Let $\rho$ denote density of the lamina.

- The mass of the lamina is

$m = \rho \int_{a}^{b} f(x) dx$

- The moment $M_{x}$ with respect to the x-axis is

$M_{x} = \int_{a}^{b} (\frac{f(x) + g(x)}{2})(f(x) - g(x))dx$

- The moment $M_{y}$ with respect to the y-axis is

$M_{y} = \int_{a}^{b} x(f(x) - g(x))dx$

- The coordinates of the center of mass $(\bar{x}, \bar{y})$ of the system are

$\bar{x} = \frac{M_{y}}{m}$

$\bar{y} = \frac{M_{x}}{m}$

where $M_{x}$ is moment about the x-axis and $M_{y}$ is moment about the y-axis.

**Finding the centroid of a region bounded by two functions**

- Calculate the points of intersection to set the limits of integration

Solve for $f(x) = g(x)$

Then set $\int_{a}^{b}$

- Calculate the total mass

Assuming we are calculating for a lamina and $\rho = 1$ (See *area between two curves*)

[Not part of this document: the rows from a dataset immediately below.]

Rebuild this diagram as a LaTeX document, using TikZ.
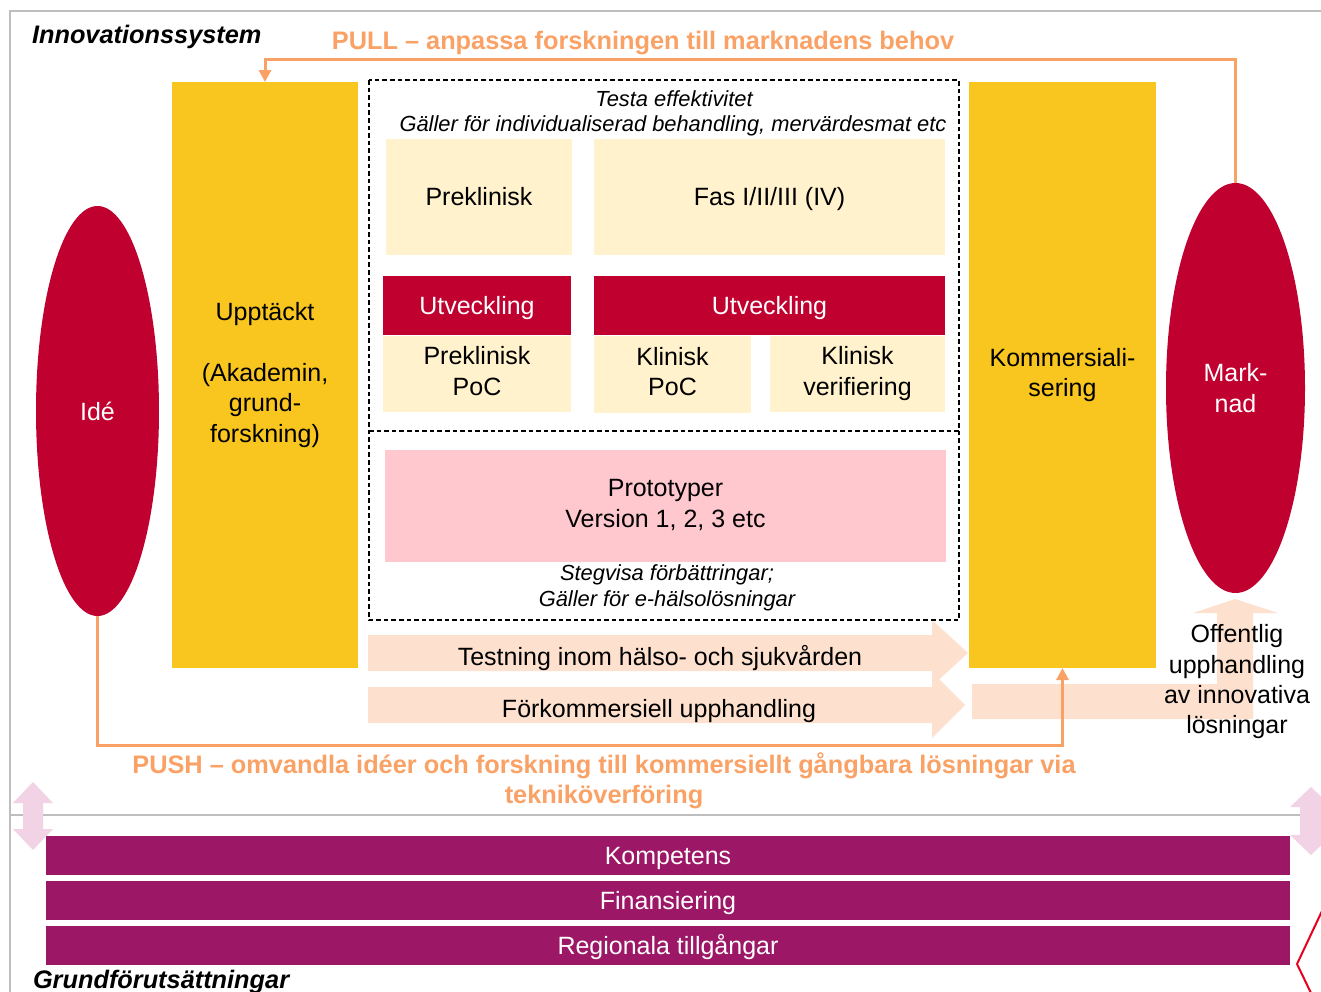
\documentclass[tikz,border=0pt]{standalone}
\usepackage{fontspec}
\setmainfont{Liberation Sans}
\usetikzlibrary{shapes.geometric,arrows.meta}
\definecolor{cyellow}{RGB}{248,198,30}
\definecolor{ccream}{RGB}{255,242,204}
\definecolor{cred}{RGB}{192,0,47}
\definecolor{cpink}{RGB}{255,199,206}
\definecolor{cpurple}{RGB}{156,23,102}
\definecolor{cpeach}{RGB}{253,225,206}
\definecolor{clilac}{RGB}{242,211,229}
\definecolor{corange}{RGB}{250,162,102}
\definecolor{cgray}{RGB}{190,190,190}
\definecolor{czig}{RGB}{232,0,30}
\newcommand\FBig{\fontsize{18.75pt}{22.8pt}\selectfont}
\newcommand\FSmall{\fontsize{16.4pt}{19.5pt}\selectfont\itshape}
\newcommand\FTitle{\fontsize{19pt}{22.5pt}\selectfont\bfseries\itshape}
\newcommand\FOrange{\fontsize{19pt}{22.5pt}\selectfont\bfseries}
\begin{document}
\begin{tikzpicture}[x=0.75pt,y=-0.75pt,
  every node/.style={inner sep=0pt,outer sep=0pt},
  ppt/.style={execute at begin node={\rule{0pt}{17pt}},execute at end node={\rule[-4pt]{0pt}{0pt}}},
  ybox/.style={fill=cyellow,align=center,font=\FBig,ppt},
  cbox/.style={fill=ccream,align=center,font=\FBig,ppt},
  rbox/.style={fill=cred,text=white,align=center,font=\FBig,ppt},
  pbar/.style={fill=cpurple,text=white,font=\FBig,ppt,minimum width=933pt,minimum height=29.25pt},
  oline/.style={draw=corange,line width=2.25pt},
  otip/.style={-{Triangle[width=9pt,length=9pt]}},
  peach/.style={fill=cpeach},
  lilac/.style={fill=clilac},
  frame/.style={draw=cgray,line width=1.5pt},
  dashbox/.style={draw=black,line width=0.8pt,dash pattern=on 3.5pt off 2.2pt},
  plain/.style={font=\FBig,align=center,ppt},
  note/.style={font=\FSmall,align=center}]
\useasboundingbox (0,0) rectangle (1321,992);
\fill[white] (0,0) rectangle (1321,992);

% frame lines
\draw[frame] (10,992) -- (10,11) -- (1321,11);
\draw[frame] (10,815) -- (1300,815);

% titles
\node[font=\FTitle,anchor=base west] (tinno) at (32,43) {Innovationssystem};
\node[font=\FTitle,anchor=base west] (tgrund) at (33,988) {Grundförutsättningar};
\node[font=\FOrange,text=corange,anchor=base] (tpull) at (643,49) {PULL – anpassa forskningen till marknadens behov};
\node[font=\FOrange,text=corange,align=center] (tpush) at (604,780.5) {PUSH – omvandla idéer och forskning till kommersiellt gångbara lösningar via\\tekniköverföring};

% peach arrows
\fill[peach] (368,635) -- (932,635) -- (932,620) -- (968,653) -- (932,686) -- (932,671) -- (368,671) -- cycle;
\fill[peach] (368,687) -- (932,687) -- (932,672) -- (965,705) -- (932,738) -- (932,723) -- (368,723) -- cycle;
\fill[peach] (972,684) -- (1217,684) -- (1217,613) -- (1193,613) -- (1235,599) -- (1278,613) -- (1253,613) -- (1253,719) -- (972,719) -- cycle;
\node[plain] (ttest) at (660,657) {Testning inom hälso- och sjukvården};
\node[plain] (tfork) at (659,709) {Förkommersiell upphandling};

% main boxes
\node[ybox,minimum width=139.5pt,minimum height=439.5pt] (upp) at (265,375) {Upptäckt\\[22.8pt](Akademin,\\grund-\\forskning)};
\node[ybox,minimum width=140.25pt,minimum height=439.5pt] (komm) at (1062.5,375) {Kommersiali-\\sering};
\node[ellipse,fill=cred,text=white,font=\FBig,minimum width=92.25pt,minimum height=307.5pt] (ide) at (97.5,411) {Idé};
\node[ellipse,fill=cred,text=white,font=\FBig,align=center,minimum width=104.25pt,minimum height=307.5pt] (mark) at (1235.5,388) {Mark-\\nad};

% dashed area
\draw[dashbox] (369,80) rectangle (959,620);
\draw[dashbox] (369,431) -- (959,431);
\node[note] (ttesta) at (674,99) {Testa effektivitet};
\node[note] (tgaller) at (673,126) {Gäller för individualiserad behandling, mervärdesmat etc};

\node[cbox,minimum width=139.5pt,minimum height=87pt] (prek) at (479,197) {Preklinisk};
\node[cbox,minimum width=263.25pt,minimum height=87pt] (fas) at (769.5,197) {Fas I/II/III (IV)};
\node[rbox,minimum width=141pt,minimum height=44.25pt] (utv1) at (477,305.5) {Utveckling};
\node[rbox,minimum width=263.25pt,minimum height=44.25pt] (utv2) at (769.5,305.5) {Utveckling};
\node[cbox,minimum width=141pt,minimum height=57pt] (prekpoc) at (477,373.5) {Preklinisk\\PoC};
\node[cbox,minimum width=117.75pt,minimum height=57.75pt] (klinpoc) at (672.5,374) {Klinisk\\PoC};
\node[cbox,minimum width=131.25pt,minimum height=57pt] (klinver) at (857.5,373.5) {Klinisk\\verifiering};

\node[fill=cpink,align=center,font=\FBig,ppt,minimum width=420.75pt,minimum height=84pt] (proto) at (665.5,506) {Prototyper\\Version 1, 2, 3 etc};
\node[note] (tsteg) at (667,588) {Stegvisa förbättringar;\\Gäller för e-hälsolösningar};

% connectors
\coordinate (pulltop) at (0,59);
\coordinate (pushbot) at (0,745);
\draw[oline,otip] (mark.north) -- (mark.north |- pulltop) -| (upp.north);
\draw[oline,otip] (ide.south) -- (ide.south |- pushbot) -| (komm.south);

% offentlig text
\node[plain] (toff) at (1237,682) {Offentlig\\upphandling\\av innovativa\\lösningar};

% base bars
\node[pbar] (bar1) at (668,855.5) {Kompetens};
\node[pbar] (bar2) at (668,900.5) {Finansiering};
\node[pbar] (bar3) at (668,945.5) {Regionala tillgångar};

% lilac double arrows
\fill[lilac] (33,782) -- (53,803) -- (43,803) -- (43,829) -- (53,829) -- (33,850) -- (13,829) -- (23,829) -- (23,803) -- (13,803) -- cycle;
\fill[lilac] (1311,787) -- (1332,807) -- (1322,807) -- (1322,835) -- (1332,835) -- (1311,855) -- (1290,835) -- (1300,835) -- (1300,807) -- (1290,807) -- cycle;

% red zigzag
\draw[czig,line width=1.5pt] (1322,911) -- (1297,964) -- (1311,993);
\end{tikzpicture}
\end{document}
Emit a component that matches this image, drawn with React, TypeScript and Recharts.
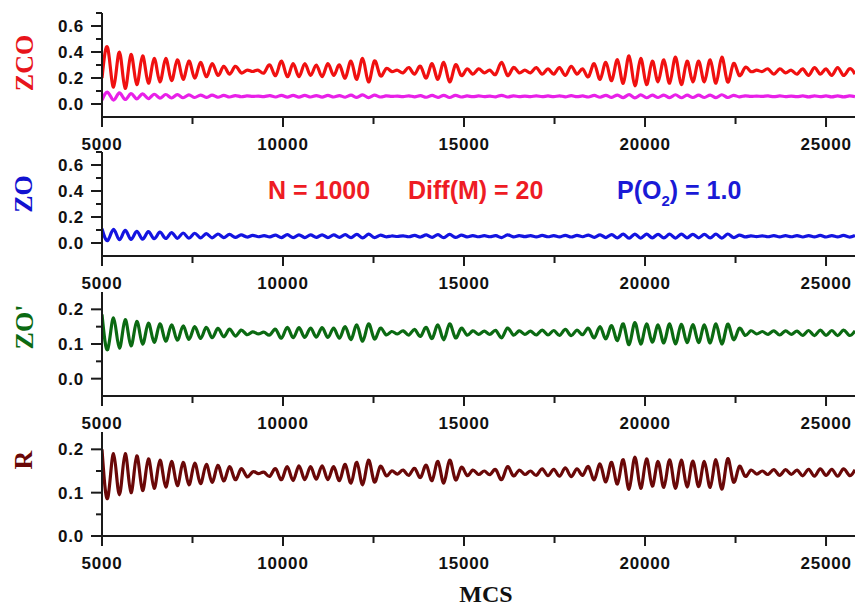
import React from 'react';
import { LineChart, Line, XAxis, YAxis } from 'recharts';

// sampling grid of the simulation output (MCS)
const SAMPLE_START = 5000;
const SAMPLE_STEP = 160;

const xTicks = [5000, 7500, 10000, 12500, 15000, 17500, 20000, 22500, 25000];
const xMajor = [5000, 10000, 15000, 20000, 25000];

// ZCO (red)
const zco = [
  0.20, 0.43, 0.13, 0.40, 0.12, 0.38, 0.15, 0.37, 0.16, 0.35,
  0.17, 0.35, 0.18, 0.34, 0.19, 0.33, 0.20, 0.32, 0.21, 0.31,
  0.22, 0.29, 0.23, 0.29, 0.24, 0.26, 0.25, 0.26, 0.24, 0.30,
  0.22, 0.33, 0.21, 0.31, 0.21, 0.31, 0.22, 0.30, 0.21, 0.31,
  0.22, 0.30, 0.20, 0.33, 0.19, 0.35, 0.17, 0.33, 0.22, 0.27,
  0.25, 0.26, 0.24, 0.28, 0.23, 0.29, 0.20, 0.31, 0.19, 0.32,
  0.17, 0.30, 0.22, 0.27, 0.23, 0.27, 0.24, 0.26, 0.23, 0.32,
  0.22, 0.28, 0.24, 0.26, 0.24, 0.28, 0.23, 0.27, 0.23, 0.28,
  0.22, 0.29, 0.23, 0.27, 0.21, 0.31, 0.19, 0.32, 0.18, 0.34,
  0.16, 0.37, 0.14, 0.35, 0.15, 0.33, 0.17, 0.34, 0.16, 0.36,
  0.15, 0.33, 0.17, 0.33, 0.17, 0.34, 0.16, 0.36, 0.17, 0.31,
  0.22, 0.28, 0.25, 0.26, 0.25, 0.27, 0.23, 0.27, 0.24, 0.26,
  0.23, 0.27, 0.22, 0.28, 0.23, 0.27, 0.22, 0.28, 0.22, 0.27, 0.23,
];

// lower ZCO trace (magenta)
const zcoLow = [
  0.03, 0.09, 0.03, 0.085, 0.035, 0.08, 0.04, 0.078, 0.042, 0.075,
  0.045, 0.073, 0.046, 0.072, 0.048, 0.07, 0.05, 0.069, 0.051, 0.068,
  0.052, 0.066, 0.054, 0.065, 0.056, 0.062, 0.058, 0.061, 0.057, 0.064,
  0.054, 0.067, 0.053, 0.066, 0.053, 0.066, 0.054, 0.065, 0.053, 0.066,
  0.054, 0.065, 0.052, 0.068, 0.051, 0.07, 0.049, 0.068, 0.054, 0.062,
  0.058, 0.061, 0.057, 0.063, 0.055, 0.064, 0.052, 0.066, 0.051, 0.067,
  0.05, 0.066, 0.054, 0.062, 0.056, 0.062, 0.057, 0.061, 0.055, 0.067,
  0.054, 0.063, 0.057, 0.061, 0.057, 0.063, 0.056, 0.062, 0.056, 0.063,
  0.055, 0.064, 0.056, 0.062, 0.054, 0.066, 0.052, 0.067, 0.051, 0.069,
  0.049, 0.072, 0.047, 0.07, 0.048, 0.068, 0.05, 0.069, 0.049, 0.071,
  0.048, 0.068, 0.05, 0.068, 0.05, 0.069, 0.049, 0.071, 0.05, 0.066,
  0.055, 0.063, 0.058, 0.061, 0.058, 0.062, 0.056, 0.062, 0.057, 0.061,
  0.056, 0.062, 0.055, 0.063, 0.056, 0.062, 0.055, 0.063, 0.055, 0.062, 0.056,
];

// ZO (blue)
const zo = [
  0.11, 0.02, 0.105, 0.025, 0.097, 0.028, 0.09, 0.03, 0.087, 0.033,
  0.083, 0.035, 0.08, 0.036, 0.077, 0.037, 0.075, 0.039, 0.072, 0.04,
  0.069, 0.042, 0.066, 0.043, 0.062, 0.046, 0.058, 0.048, 0.056, 0.047,
  0.06, 0.042, 0.064, 0.041, 0.063, 0.042, 0.062, 0.043, 0.063, 0.042,
  0.062, 0.043, 0.064, 0.041, 0.066, 0.039, 0.068, 0.042, 0.06, 0.048,
  0.054, 0.05, 0.055, 0.048, 0.058, 0.046, 0.062, 0.043, 0.064, 0.041,
  0.066, 0.043, 0.06, 0.047, 0.057, 0.048, 0.056, 0.048, 0.057, 0.042,
  0.062, 0.047, 0.056, 0.049, 0.056, 0.047, 0.058, 0.048, 0.057, 0.047,
  0.059, 0.046, 0.058, 0.048, 0.061, 0.044, 0.063, 0.042, 0.065, 0.04,
  0.068, 0.037, 0.069, 0.038, 0.068, 0.04, 0.067, 0.039, 0.068, 0.038,
  0.069, 0.04, 0.067, 0.04, 0.066, 0.039, 0.068, 0.038, 0.069, 0.042,
  0.06, 0.047, 0.055, 0.049, 0.055, 0.048, 0.056, 0.047, 0.056, 0.048,
  0.057, 0.046, 0.057, 0.047, 0.058, 0.046, 0.057, 0.047, 0.058, 0.046, 0.057,
];

// ZO' (green)
const zoPrime = [
  0.185, 0.085, 0.175, 0.088, 0.17, 0.095, 0.165, 0.1, 0.16, 0.105,
  0.158, 0.108, 0.155, 0.111, 0.152, 0.113, 0.15, 0.116, 0.148, 0.118,
  0.145, 0.121, 0.143, 0.123, 0.14, 0.127, 0.135, 0.129, 0.134, 0.126,
  0.142, 0.117, 0.148, 0.118, 0.147, 0.119, 0.146, 0.12, 0.147, 0.119,
  0.146, 0.117, 0.15, 0.113, 0.155, 0.108, 0.158, 0.115, 0.145, 0.127,
  0.136, 0.129, 0.138, 0.126, 0.142, 0.122, 0.148, 0.116, 0.155, 0.112,
  0.158, 0.118, 0.145, 0.126, 0.138, 0.128, 0.137, 0.128, 0.139, 0.118,
  0.146, 0.126, 0.138, 0.128, 0.137, 0.126, 0.14, 0.126, 0.139, 0.125,
  0.142, 0.124, 0.14, 0.127, 0.145, 0.118, 0.15, 0.115, 0.153, 0.11,
  0.158, 0.098, 0.162, 0.1, 0.158, 0.105, 0.155, 0.103, 0.158, 0.1,
  0.157, 0.104, 0.156, 0.104, 0.155, 0.103, 0.158, 0.1, 0.157, 0.113,
  0.145, 0.125, 0.138, 0.129, 0.136, 0.128, 0.138, 0.126, 0.138, 0.128,
  0.137, 0.125, 0.139, 0.124, 0.14, 0.125, 0.139, 0.124, 0.14, 0.125, 0.138,
];

// R (dark red)
const rate = [
  0.20, 0.088, 0.19, 0.095, 0.19, 0.10, 0.185, 0.105, 0.178, 0.11,
  0.175, 0.113, 0.172, 0.116, 0.17, 0.118, 0.168, 0.121, 0.165, 0.124,
  0.163, 0.127, 0.16, 0.13, 0.155, 0.137, 0.148, 0.144, 0.147, 0.138,
  0.155, 0.13, 0.16, 0.128, 0.162, 0.13, 0.16, 0.131, 0.162, 0.13,
  0.16, 0.128, 0.165, 0.122, 0.17, 0.118, 0.175, 0.125, 0.16, 0.14,
  0.15, 0.143, 0.152, 0.14, 0.156, 0.135, 0.163, 0.128, 0.172, 0.122,
  0.175, 0.13, 0.158, 0.14, 0.152, 0.142, 0.15, 0.142, 0.153, 0.13,
  0.16, 0.139, 0.152, 0.142, 0.15, 0.14, 0.155, 0.139, 0.154, 0.138,
  0.157, 0.137, 0.155, 0.14, 0.16, 0.13, 0.166, 0.125, 0.17, 0.12,
  0.176, 0.108, 0.182, 0.11, 0.178, 0.115, 0.172, 0.112, 0.176, 0.11,
  0.175, 0.113, 0.173, 0.114, 0.172, 0.112, 0.176, 0.108, 0.178, 0.125,
  0.16, 0.138, 0.152, 0.143, 0.15, 0.142, 0.153, 0.14, 0.153, 0.142,
  0.152, 0.139, 0.154, 0.138, 0.155, 0.14, 0.154, 0.138, 0.155, 0.14, 0.153,
];

const rows = zco.map((v, i) => ({
  mcs: SAMPLE_START + i * SAMPLE_STEP,
  zco: v,
  zcoLow: zcoLow[i],
  zo: zo[i],
  zoPrime: zoPrime[i],
  rate: rate[i],
}));

const AXIS = '#1a1a1a';
const tickFont: React.CSSProperties = {
  fontFamily: '"Liberation Sans", Arial, sans-serif',
  fontWeight: 700,
  fontSize: 17,
  letterSpacing: 0.8,
};

function makeYTick(major: number[]) {
  return (props: any) => {
    const { x, y, payload } = props;
    const isMajor = major.some((m) => Math.abs(m - payload.value) < 1e-9);
    return (
      <g>
        <line x1={x - (isMajor ? 11 : 6)} x2={x} y1={y} y2={y} stroke={AXIS} strokeWidth={2} />
        {isMajor && (
          <text x={x - 18} y={y} dy="0.36em" textAnchor="end" fill="#111" style={tickFont}>
            {payload.value.toFixed(1)}
          </text>
        )}
      </g>
    );
  };
}

const XTick = (props: any) => {
  const { x, y, payload } = props;
  const isMajor = xMajor.includes(payload.value);
  return (
    <g>
      <line x1={x} x2={x} y1={y} y2={y + (isMajor ? 10 : 7)} stroke={AXIS} strokeWidth={2} />
      {isMajor && (
        <text x={x} y={y + 27} dy="0.36em" textAnchor="middle" fill="#111" style={tickFont}>
          {payload.value}
        </text>
      )}
    </g>
  );
};

interface PanelProps {
  top: number;
  domain: [number, number];
  major: number[];
  minor: number[];
  series: { key: string; color: string }[];
}

function Panel({ top, domain, major, minor, series }: PanelProps) {
  return (
    <div style={{ position: 'absolute', left: 0, top: top - 10 }}>
      <LineChart width={855} height={160} data={rows} margin={{ top: 10, right: 0, bottom: 0, left: 42 }}>
        <XAxis
          dataKey="mcs"
          type="number"
          domain={[5000, 25800]}
          ticks={xTicks}
          allowDataOverflow
          height={46}
          tickSize={0}
          tickMargin={0}
          tickLine={false}
          axisLine={{ stroke: AXIS, strokeWidth: 2 }}
          tick={XTick}
          interval={0}
        />
        <YAxis
          type="number"
          domain={domain}
          ticks={[...major, ...minor].sort((a, b) => a - b)}
          allowDataOverflow
          width={60}
          tickSize={0}
          tickMargin={0}
          tickLine={false}
          axisLine={{ stroke: AXIS, strokeWidth: 2 }}
          tick={makeYTick(major)}
          interval={0}
        />
        {series.map((s) => (
          <Line
            key={s.key}
            dataKey={s.key}
            type="natural"
            stroke={s.color}
            strokeWidth={3.2}
            dot={false}
            isAnimationActive={false}
          />
        ))}
      </LineChart>
    </div>
  );
}

const serifLabel: React.CSSProperties = {
  fontFamily: '"Liberation Serif", "Times New Roman", serif',
  fontWeight: 700,
  fontSize: 26,
};
const sansNote: React.CSSProperties = {
  fontFamily: '"Liberation Sans", Arial, sans-serif',
  fontWeight: 700,
  fontSize: 25,
};

export default function App() {
  return (
    <div style={{ position: 'absolute', left: 0, top: 0, width: 855, height: 607, overflow: 'hidden', background: '#fff' }}>
      <Panel
        top={13}
        domain={[-0.1, 0.7]}
        major={[0, 0.2, 0.4, 0.6]}
        minor={[0.1, 0.3, 0.5, 0.7]}
        series={[
          { key: 'zco', color: '#f01010' },
          { key: 'zcoLow', color: '#e820e8' },
        ]}
      />
      <Panel
        top={152}
        domain={[-0.1, 0.7]}
        major={[0, 0.2, 0.4, 0.6]}
        minor={[0.1, 0.3, 0.5, 0.7]}
        series={[{ key: 'zo', color: '#1414e0' }]}
      />
      <Panel
        top={292}
        domain={[-0.05, 0.25]}
        major={[0, 0.1, 0.2]}
        minor={[0.05, 0.15]}
        series={[{ key: 'zoPrime', color: '#0b6a12' }]}
      />
      <Panel
        top={432}
        domain={[0, 0.24]}
        major={[0, 0.1, 0.2]}
        minor={[0.05, 0.15]}
        series={[{ key: 'rate', color: '#6a0808' }]}
      />
      <svg width={855} height={607} style={{ position: 'absolute', left: 0, top: 0, pointerEvents: 'none' }}>
        <text transform="translate(24,63) rotate(-90)" textAnchor="middle" dominantBaseline="central" fill="#e8141b" style={serifLabel}>ZCO</text>
        <text transform="translate(23,194) rotate(-90)" textAnchor="middle" dominantBaseline="central" fill="#1212d0" style={serifLabel}>ZO</text>
        <text transform="translate(24,327) rotate(-90)" textAnchor="middle" dominantBaseline="central" fill="#0b6a12" style={serifLabel}>ZO'</text>
        <text transform="translate(23,460) rotate(-90)" textAnchor="middle" dominantBaseline="central" fill="#6a0808" style={serifLabel}>R</text>
        <text x={268} y={199} fill="#ee1c24" style={sansNote}>N = 1000</text>
        <text x={408} y={199} fill="#ee1c24" style={sansNote}>Diff(M) = 20</text>
        <text x={617} y={199} fill="#1a1ad6" style={sansNote}>
          P(O<tspan dy={7} fontSize={15}>2</tspan><tspan dy={-7}>) = 1.0</tspan>
        </text>
        <text x={486} y={602} textAnchor="middle" fill="#111" style={{ ...serifLabel, fontSize: 24 }}>MCS</text>
      </svg>
    </div>
  );
}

$\int_{a}^{b} [f(x) - g(x)]dx$

where $f(x) \geq g(x)$ on $[a, b]$.

- Compute the moments

Distance to y-axis is $x$; distance to x-axis is the average of $f(x)$ and $g(x)$.

where $f(x) \geq g(x)$ on $[a, b]$.

- Solve for the coordinates of the center of mass.

**Integration by parts** is the inverse of the product rule for differentiation: $d(uv) = u\,dv + v\, du$.

Integrate both sides to find the formula for integration by parts: $\int uv = \int u\,dv + \int v\,du$.

Rewritten as

$\int u\,dv = uv - \int v\,du$

$\int \sin^m x \cos^n x dx$

For even powers, square the trig identity.

For odd powers, peel off one trig function to become $du$.

This process can be thought of as the reverse of adding fractional algebraic expressions, and it allows us to break up rational expressions into simpler terms.